In the GPU-Z screen shots above we have the Sapphire Dual-X R7 265 2GB OC w/ BOOST running with one monitor on the left and two monitors on the right. Yes, Just hooking up the second monitor will cause the power draw to go up and many people don’t fully understand this. Having to push pixels and manage the clocks of two displays does put more strain on the GPU and NVIDIA increased the core and memory clock speeds to do this. You also need more voltage an an idle state to run the higher clock speeds and the means more heat and sometimes higher fan speeds. You can clearly see that the GPU idle temperature went up by 11C and the fan speed went up 1% as a result of hooking up a second display to the video card.

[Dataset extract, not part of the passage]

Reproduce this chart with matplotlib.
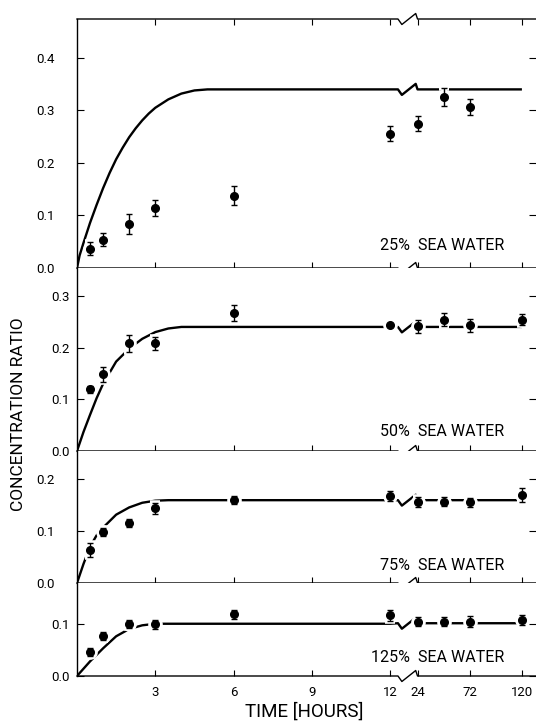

GTX 650 Ti | GTX 650 Ti | R7 260X | R7 260X | R7 265 | R7 265 | |
# of Displays | 1 | 2 | 1 | 2 | 1 | 2 |
Core Clock | 324.0 MHz | 324.0 MHz | 300.0 MHz | 300.0 MHz | 300.0 MHz | 400.0 MHz |
Mem Clock | 162.0MHz | 162.0MHz | 150.0 MHz | 1625.0 MHz | 150.0 MHz | 1400.0 MHz |
Idle Temp | 29C | 30C | 25C | 34C | 26C | 37C |
Idle Power | 112W | 115W | 112W | 132W | 113W | 139W |
Fan Speed | 30% | 30% | 20% | 20% | 20% | 21% |
Fan Noise | 43.1 dB | 43.1 dB | 38.6 dB | 38.8 dB | 38.7 dB | 38.8 dB |
The AMD Radeon R7 260X and the Radeon R7 265 that we used in this review both show significant power increases with a second monitor hooked up. The AMD Radeon R7 260X jumped up 20 Watts and the AMD Radeon R7 265 2GB increased by 26 Watts. These GPUs both use different slightly different GPU cores (Bonaire and Pitcarin), but you can see that AMD’s Graphics Core Next (GCN) architecture isn’t as multi-monitor friendly as what NVIDIA was able to do with their Kepler GPUs.
Here are the GPU-Z shots for the NVIDIA GeForce GTX 650 Ti 2GB BOOST reference card that shows one monitor on the left and two monitors on the right. As you can see the NVIDIA GeForce GTX 650 Ti clock speeds, voltage and fan speeds all don’t change when a second monitor is hooked up. The only change is roughly a 5% increase in the memory controller load and about a 1% higher TDP (power consumption) as a result of the higher memory controller load. So, there was a 1C increase in temperature and a 3W increase in power consumption due to this, which is minor compared to the 20W or higher difference seen on comparable cards from AMD.